116    En vertu de l’article 69, paragraphe 2, du règlement de procédure, toute partie qui succombe est condamnée aux dépens, s’il est conclu en ce sens. La Commission ayant conclu à la condamnation du Royaume de Belgique et celui-ci ayant succombé en ses moyens, il y a lieu de le condamner aux dépens.

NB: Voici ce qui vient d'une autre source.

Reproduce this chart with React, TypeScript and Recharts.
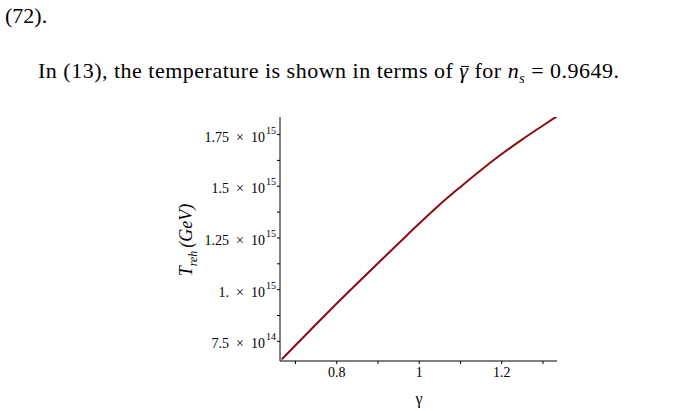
import React from "react";
import { LineChart, Line, XAxis, YAxis, Label } from "recharts";

// gamma values along the curve
const gamma = [
  0.6667, 0.7, 0.75, 0.8, 0.85, 0.9, 0.95, 1.0, 1.05, 1.1, 1.15, 1.2, 1.25,
  1.3, 1.3333,
];
// reheating temperature (GeV)
const tReh = [
  6.63e14, 7.31e14, 8.33e14, 9.33e14, 1.031e15, 1.128e15, 1.224e15, 1.32e15,
  1.412e15, 1.497e15, 1.579e15, 1.656e15, 1.727e15, 1.794e15, 1.838e15,
];

const xTicks = [0.7, 0.8, 0.9, 1.0, 1.1, 1.2, 1.3];
const xMajor = [0.8, 1.0, 1.2];
const xMajorLabels = ["0.8", "1", "1.2"];

const yTicks = [
  7.5e14, 8.75e14, 1e15, 1.125e15, 1.25e15, 1.375e15, 1.5e15, 1.625e15, 1.75e15,
];
const yMajor = [7.5e14, 1e15, 1.25e15, 1.5e15, 1.75e15];
const yMantissa = ["7.5", "1.", "1.25", "1.5", "1.75"];
const yExponent = ["14", "15", "15", "15", "15"];

const data = gamma.map((g, i) => ({ g, t: tReh[i] }));

const serif = "'Liberation Serif', 'Times New Roman', serif";

function XTick(props: any) {
  const { x, y, payload } = props;
  const i = xMajor.indexOf(payload.value);
  if (i < 0) return null;
  return (
    <text x={x} y={y + 11} textAnchor="middle" fontFamily={serif} fontSize={14} fill="#000">
      {xMajorLabels[i]}
    </text>
  );
}

function YTick(props: any) {
  const { x, y, payload } = props;
  const i = yMajor.indexOf(payload.value);
  if (i < 0) return null;
  return (
    <text x={x} y={y + 7} textAnchor="end" fontFamily={serif} fontSize={14} fill="#000">
      <tspan>{yMantissa[i]}</tspan>
      <tspan dx={7}>×</tspan>
      <tspan dx={7}>10</tspan>
      <tspan dy={-8} dx={1} fontSize={10}>
        {yExponent[i]}
      </tspan>
    </text>
  );
}

export default function App() {
  return (
    <div
      style={{
        position: "absolute",
        left: 0,
        top: 0,
        width: 679,
        height: 411,
        background: "#fff",
        fontFamily: serif,
        color: "#000",
      }}
    >
      <div style={{ position: "absolute", left: 5, top: 3, fontSize: 22, lineHeight: "normal" }}>
        (72).
      </div>
      <div
        style={{
          position: "absolute",
          left: 38,
          top: 58,
          fontSize: 22,
          letterSpacing: 0.5,
          whiteSpace: "nowrap",
          lineHeight: "normal",
        }}
      >
        In (13), the temperature is shown in terms of{" "}
        <span style={{ position: "relative", display: "inline-block" }}>
          <i>γ</i>
          <span
            style={{
              position: "absolute",
              left: 2,
              right: 0,
              top: 8,
              borderTop: "1.2px solid #000",
            }}
          />
        </span>{" "}
        for <i>n</i>
        <sub style={{ fontSize: 14, fontStyle: "italic" }}>s</sub> = 0.9649.
      </div>
      <div style={{ position: "absolute", left: 0, top: 0 }}>
        <LineChart
          width={679}
          height={411}
          data={data}
          margin={{ top: 117, right: 122, bottom: 20, left: 180 }}
        >
          <XAxis
            dataKey="g"
            type="number"
            domain={[0.6625, 1.334]}
            ticks={xTicks}
            tick={<XTick />}
            tickSize={3}
            stroke="#000"
            height={30}
            allowDataOverflow
          >
            <Label
              content={() => (
                <text x={419} y={404} textAnchor="middle" fontFamily={serif} fontSize={16}>
                  γ
                </text>
              )}
            />
          </XAxis>
          <YAxis
            dataKey="t"
            type="number"
            domain={[6.55e14, 1.835e15]}
            ticks={yTicks}
            tick={<YTick />}
            tickSize={3}
            tickMargin={1}
            stroke="#000"
            width={100}
            allowDataOverflow
          >
            <Label
              content={() => (
                <text
                  transform="translate(192 240) rotate(-90)"
                  textAnchor="middle"
                  fontFamily={serif}
                  fontSize={18}
                  fontStyle="italic"
                >
                  <tspan>T</tspan>
                  <tspan dy={5} fontSize={12}>reh</tspan>
                  <tspan dy={-5} dx={3}>(GeV)</tspan>
                </text>
              )}
            />
          </YAxis>
          <Line
            type="monotone"
            dataKey="t"
            stroke="#8b0a14"
            strokeWidth={2}
            dot={false}
            isAnimationActive={false}
          />
        </LineChart>
      </div>
    </div>
  );
}
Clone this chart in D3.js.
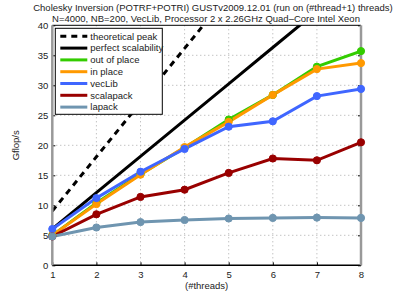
<!DOCTYPE html>
<html>
<head>
<meta charset="utf-8">
<script src="https://cdn.jsdelivr.net/npm/d3@7"></script>
<style>
  body { margin: 0; background: #fff; }
  text { font-family: "Liberation Sans", Arial, sans-serif; fill: #222; }
</style>
</head>
<body>
<div id="chart"></div>
<script>
// data
let arrThreads = [1, 2, 3, 4, 5, 6, 7, 8];
let arrPeak = [9.04, 18.08, 27.12, 36.16, 45.2, 54.24, 63.28, 72.32];
let arrPerfect = [6.05, 12.1, 18.15, 24.2, 30.25, 36.3, 42.35, 48.4];
let arrOutOfPlace = [5.0, 10.4, 15.2, 19.6, 24.3, 28.4, 33.1, 35.7];
let arrInPlace = [5.0, 10.2, 15.1, 19.7, 23.9, 28.4, 32.7, 33.7];
let arrVecLib = [6.05, 11.2, 15.6, 19.4, 23.1, 24.0, 28.2, 29.4];
let arrScalapack = [4.8, 8.5, 11.4, 12.6, 15.4, 17.8, 17.5, 20.5];
let arrLapack = [4.8, 6.3, 7.2, 7.55, 7.8, 7.9, 7.95, 7.9];
let arrYTicks = [0, 5, 10, 15, 20, 25, 30, 35, 40];

let arrSeries = [
  {name: "theoretical peak", vals: arrPeak, color: "#000", dash: "6,5", marker: false, width: 3},
  {name: "perfect scalability", vals: arrPerfect, color: "#000", dash: null, marker: false, width: 3},
  {name: "out of place", vals: arrOutOfPlace, color: "#33cc00", dash: null, marker: true, width: 3},
  {name: "in place", vals: arrInPlace, color: "#ff9900", dash: null, marker: true, width: 3},
  {name: "vecLib", vals: arrVecLib, color: "#3f66ff", dash: null, marker: true, width: 3},
  {name: "scalapack", vals: arrScalapack, color: "#990000", dash: null, marker: true, width: 3},
  {name: "lapack", vals: arrLapack, color: "#6f95b0", dash: null, marker: true, width: 3}
];

let intTotalWid = 399;
let intTotalHgt = 299;
let objMargin = {top: 25.3, right: 38, bottom: 33.7, left: 52.3};
let intActiveWid = intTotalWid - objMargin.left - objMargin.right;
let intActiveHgt = intTotalHgt - objMargin.top - objMargin.bottom;

let svg = d3.select("#chart").append("svg")
  .attr("width", intTotalWid)
  .attr("height", intTotalHgt);

let g = svg.append("g")
  .attr("transform", `translate(${objMargin.left}, ${objMargin.top})`);

let fnX = d3.scaleLinear().domain([1, 8]).range([0, intActiveWid]);
let fnY = d3.scaleLinear().domain([0, 40]).range([intActiveHgt, 0]);

// grid
g.append("g").selectAll("line").data(arrThreads.slice(1, -1)).enter().append("line")
  .attr("x1", d => fnX(d)).attr("x2", d => fnX(d))
  .attr("y1", 0).attr("y2", intActiveHgt)
  .attr("stroke", "#aaa").attr("stroke-width", 1).attr("stroke-dasharray", "1,3");
g.append("g").selectAll("line").data(arrYTicks.slice(1, -1)).enter().append("line")
  .attr("x1", 0).attr("x2", intActiveWid)
  .attr("y1", d => fnY(d)).attr("y2", d => fnY(d))
  .attr("stroke", "#aaa").attr("stroke-width", 1).attr("stroke-dasharray", "1,3");

// axes
let gX = g.append("g")
  .attr("transform", `translate(0, ${intActiveHgt})`)
  .call(d3.axisBottom(fnX).tickValues(arrThreads).tickFormat(d3.format("d")).tickSize(-3).tickPadding(6));
let gY = g.append("g")
  .call(d3.axisLeft(fnY).tickValues(arrYTicks).tickSize(-3).tickPadding(4));
let gYR = g.append("g")
  .attr("transform", `translate(${intActiveWid}, 0)`)
  .call(d3.axisRight(fnY).tickValues(arrYTicks).tickSize(-3).tickFormat(""));
[gX, gY, gYR].forEach(a => {
  a.selectAll("text").attr("font-size", 9.5).style("fill", "#222");
  a.select(".domain").remove();
});
g.append("line").attr("x1", 0).attr("x2", intActiveWid).attr("y1", 0).attr("y2", 0)
  .attr("stroke", "#000").attr("stroke-width", 1);
g.append("line").attr("x1", 0).attr("x2", intActiveWid).attr("y1", intActiveHgt).attr("y2", intActiveHgt)
  .attr("stroke", "#000").attr("stroke-width", 1.5);

// clip
svg.append("defs").append("clipPath").attr("id", "clip")
  .append("rect").attr("width", intActiveWid).attr("height", intActiveHgt);

let gData = g.append("g").attr("clip-path", "url(#clip)");
let fnLine = d3.line().x((d, i) => fnX(arrThreads[i])).y(d => fnY(d));

arrSeries.forEach(s => {
  gData.append("path")
    .attr("d", fnLine(s.vals))
    .attr("fill", "none")
    .attr("stroke", s.color)
    .attr("stroke-width", s.width)
    .attr("stroke-dasharray", s.dash);
});

// side axis lines (grey)
g.append("line").attr("x1", 0).attr("x2", 0).attr("y1", 0).attr("y2", intActiveHgt)
  .attr("stroke", "#999").attr("stroke-width", 2.5);
g.append("line").attr("x1", intActiveWid).attr("x2", intActiveWid).attr("y1", 0).attr("y2", intActiveHgt)
  .attr("stroke", "#999").attr("stroke-width", 2.5);

// markers
arrSeries.filter(s => s.marker).forEach(s => {
  g.append("g").selectAll("circle").data(s.vals).enter().append("circle")
    .attr("cx", (d, i) => fnX(arrThreads[i]))
    .attr("cy", d => fnY(d))
    .attr("r", 3.6)
    .attr("fill", s.color)
    .attr("stroke", s.color)
    .attr("stroke-width", 1);
});

// legend
let gLeg = g.append("g").attr("transform", "translate(3, 3)");
gLeg.append("rect").attr("width", 107).attr("height", 86)
  .attr("fill", "#fff").attr("stroke", "#000").attr("stroke-width", 1);
arrSeries.forEach((s, i) => {
  let y = 8 + i * 11.8;
  gLeg.append("line").attr("x1", 5).attr("x2", 32).attr("y1", y).attr("y2", y)
    .attr("stroke", s.color).attr("stroke-width", s.width).attr("stroke-dasharray", s.dash);
  gLeg.append("text").attr("x", 35).attr("y", y + 3.3)
    .attr("font-size", 9.5).text(s.name);
});

// titles
svg.append("text").attr("x", 213).attr("y", 11).attr("text-anchor", "middle")
  .attr("font-size", 9.5).text("Cholesky Inversion (POTRF+POTRI) GUSTv2009.12.01 (run on (#thread+1) threads)");
svg.append("text").attr("x", 206).attr("y", 22).attr("text-anchor", "middle")
  .attr("font-size", 9.5).text("N=4000, NB=200, VecLib, Processor 2 x 2.26GHz Quad\u2013Core Intel Xeon");

// axis labels
g.append("text").attr("transform", "rotate(-90)")
  .attr("x", -intActiveHgt / 2).attr("y", -33)
  .attr("text-anchor", "middle").attr("font-size", 9.5).text("Gflop/s");
g.append("text").attr("x", intActiveWid / 2).attr("y", intActiveHgt + 24)
  .attr("text-anchor", "middle").attr("font-size", 9.5).text("(#threads)");
</script>
</body>
</html>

Par ces motifs, la Cour (troisième chambre) déclare et arrête:

1)      Le Royaume de Belgique,

–        en soumettant l’importation, la détention et la vente d’oiseaux nés et élevés en captivité, qui ont été légalement mis sur le marché dans d’autres États membres, à des conditions restrictives imposant aux opérateurs concernés du marché de modifier le marquage des spécimens pour qu’il réponde aux conditions spécifiquement requises par la législation belge et en n’admettant pas le marquage accepté dans d’autres États membres ni les certificats délivrés conformément au règlement (CE) n° 338/97 du Conseil, du 9 décembre 1996, relatif à la protection des espèces de faune et de flore sauvages par le contrôle de leur commerce, et

–        en privant les marchands de la faculté d’obtenir des dérogations à l’interdiction de détenir des oiseaux indigènes européens légalement mis sur le marché dans d’autres États membres,

a manqué aux obligations qui lui incombent en vertu de l’article 28 CE.

2)      Le Royaume de Belgique est condamné aux dépens.

Signatures


* Langue de procédure: le néerlandais.